Many people swear by the so-called spelunker's illusion, in which they think they can see their own hands moving even in the total absence of light. You don't have to see it to believe it: in a recent article in Psychological Science, cognitive scientists based at Vanderbilt University and the University of Rochester have demonstrated that this spooky illusion is real, and some individuals are more prone to these visions than others.
Through a series of five experiments, the researchers asked their 129 subjects to report visual sensation in total darkness. In the first four setups, subjects wore a blindfold to block all light. A subset of these participants claimed to see movement when they waved their own hand in front of their face but not when an experimenter waved his hand.
Why would only some people think they could see the motion? On the hunch that this illusion was created by intense connectivity among brain regions, the research team had included volunteers with a form of synesthesia, in which heightened brain connectivity causes letters and numbers to appear as certain colors. These subjects, they discovered, had even stronger visual reactions to their own hands moving in the darkness than did the other subjects.
Finally, the researchers decided to try out the experiment using eye-tracking headgear, again in complete darkness. The eye tracker revealed that the more vividly a subject reported seeing his or her own hand's motion, the smoother the eye movements were. That is, their eyes behaved as though they really could “see” and were locking onto an imaginary target. In reality the participant was anticipating the visual experience of his or her hand in space.

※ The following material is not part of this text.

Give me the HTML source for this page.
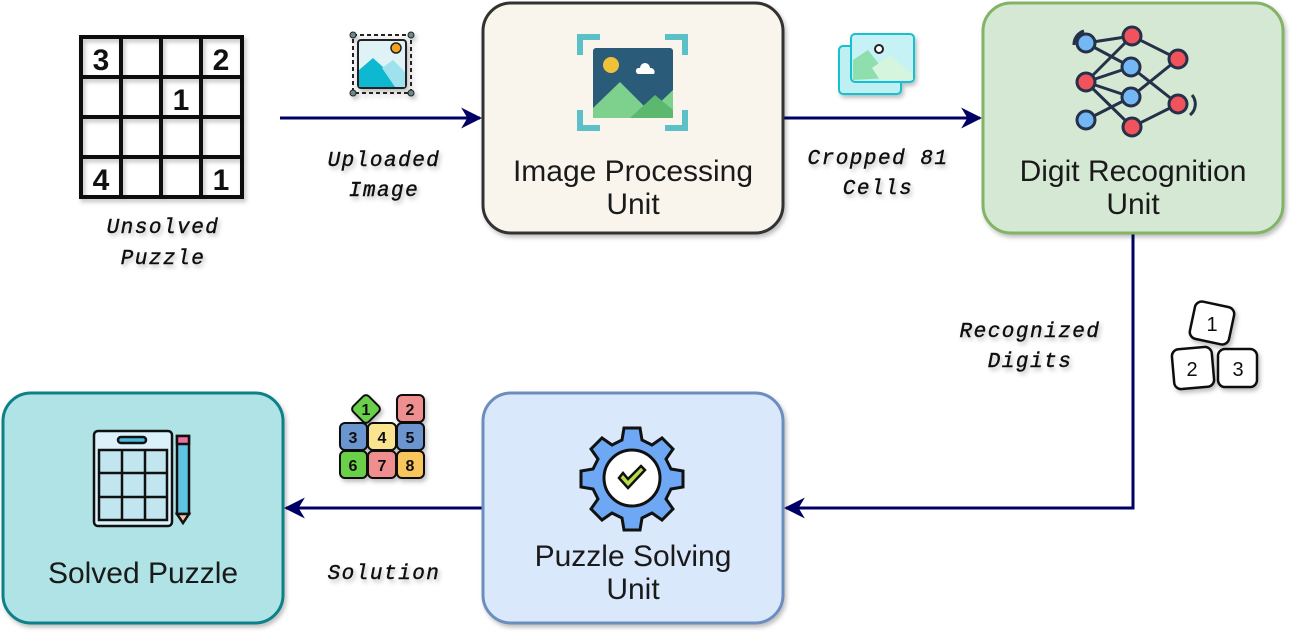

Taken together, the studies suggest that people with heightened connectivity between the senses possess a greater awareness of the body. The findings are also a reminder that “sight” is generated by your brain, not your eyes. “The brain may or may not use information your eyes provide,” says Rochester cognitive scientist Duje Tadin. Instead your brain uses the eyes' information selectively alongside familiar or predictable patterns—such as your hands' movements—to construct what you ultimately perceive.
The Man Who Could (Not) See Faces In one famous case study, a man who was completely blind could distinguish among photographs of happy and angry faces at a rate better than chance. Scientists learned that visual information was reaching his amygdala, a region that processes potential threats. Activity in his amygdala increased in response to faces that were gazing directly at him. When asked, he could not guess which pictures contained direct or averted gazes—yet his amygdala appeared to register which was which. —V.S.